A group of MPs including former Labour leader Jeremy Corbyn has launched a scathing attack on the ECB’s record on racial equality, claiming that institutional racism “is present at all levels of the game”.
By tabling an early day motion (EDM) in parliament, the MPs have called on their colleagues to “express their alarm” over the underrepresentation of non-white individuals in English cricket and condemned the ECB’s failure to address the problem.
Sponsors of the EDM – a proposal for a debate in the House of Commons – include former shadow chancellor John McDonnell and former shadow home secretary Diane Abbott. The full statement draws attention to “the bullying, racial harassment and victimisation” of non-white players, officials and coaches, and calls upon the ECB “to support and fully fund African, Caribbean and Asian Cricket Associations to remedy the historical injustice of race discrimination”.
While EDMs are rarely debated, they are used to draw attention to certain topics. In this case, the fact that the motion has been tabled is likely to prove embarrassing to the ECB as it grapples to come to terms with the enormity of the issue. Claudia Webbe, the MP for Leicester East, is the primary sponsor of the motion, with fellow Labour MPs Apsana Begum, Bell Ribeiro-Addy, Kim Johnson and Ian Lavery among the signatories.
The intervention follows a series of revelations from players, coaches and officials about their experiences in the English game. This has ranged from former England opener Michael Carberry saying “cricket is rife with racism” to erstwhile England assistant coach Donovan Miller recounting the time he was repeatedly asked by a former first-class cricketer if he had any bananas during a Minor Counties match.
Azeem Rafiq, the former England Under-19 captain, has launched discrimination proceedings against Yorkshire after alleging the racial abuse he suffered while at the club left him on the brink of suicide, while former umpires Ismail Dawood and John Holder have instigated similar proceedings against the ECB.
At the same time, research has shown that, while 30% of recreational cricketers in England and Wales are classified as British Asian, that figure slips to around 5% in professional cricket. No non-white umpire has been appointed to the first-class list since 1992; no British-born non-white person has ever been appointed to the list. A recent survey by the Professional Cricketers’ Association (PCA) revealed that 58% of respondents reported experiencing or witnessing racism, with 45% of those instances said to have come from another player.
The EDM references the Racial Equality in Cricket report, which was compiled by the ECB (then known as the TCCB) in 1997. But the lack of progress since then has left the MPs expressing their “serious concern at the underrepresentation of African, Caribbean and Asian coaches, umpires and match officials at all levels of Cricket in England and Wales” and expressing “alarm at the subsequent failure to address the institutional racism that is present at all levels of the game”.
As well as condemning the governing body’s failure to appoint a single African, Caribbean or Asian umpire in the last 29 years, the motion also urges Oliver Dowden, the Secretary of State for Digital, Culture, Media and Sport, “to make anti-racism and equality and diversity targets within cricket a ministerial priority, and to report annually on the progress being made”.
The ECB declined to comment on the motion.
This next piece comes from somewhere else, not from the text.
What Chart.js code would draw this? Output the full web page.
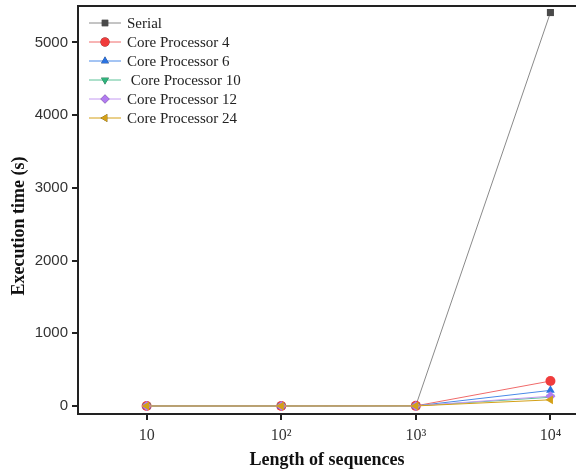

It has, however, recently launched a Commission for Equity in Cricket, designed to assess evidence of inequality and discrimination; an anti-discrimination code, which will be introduced ahead of the 2021 season; and a Forum for Race in Cricket, which will enable people to come forward to share their experiences in confidence. It has also announced plans to increase the ethnic diversity of umpiring appointments.
The PCA, meanwhile, has unveiled plans for all players, coaches, officials and administrators to receive education on race issues.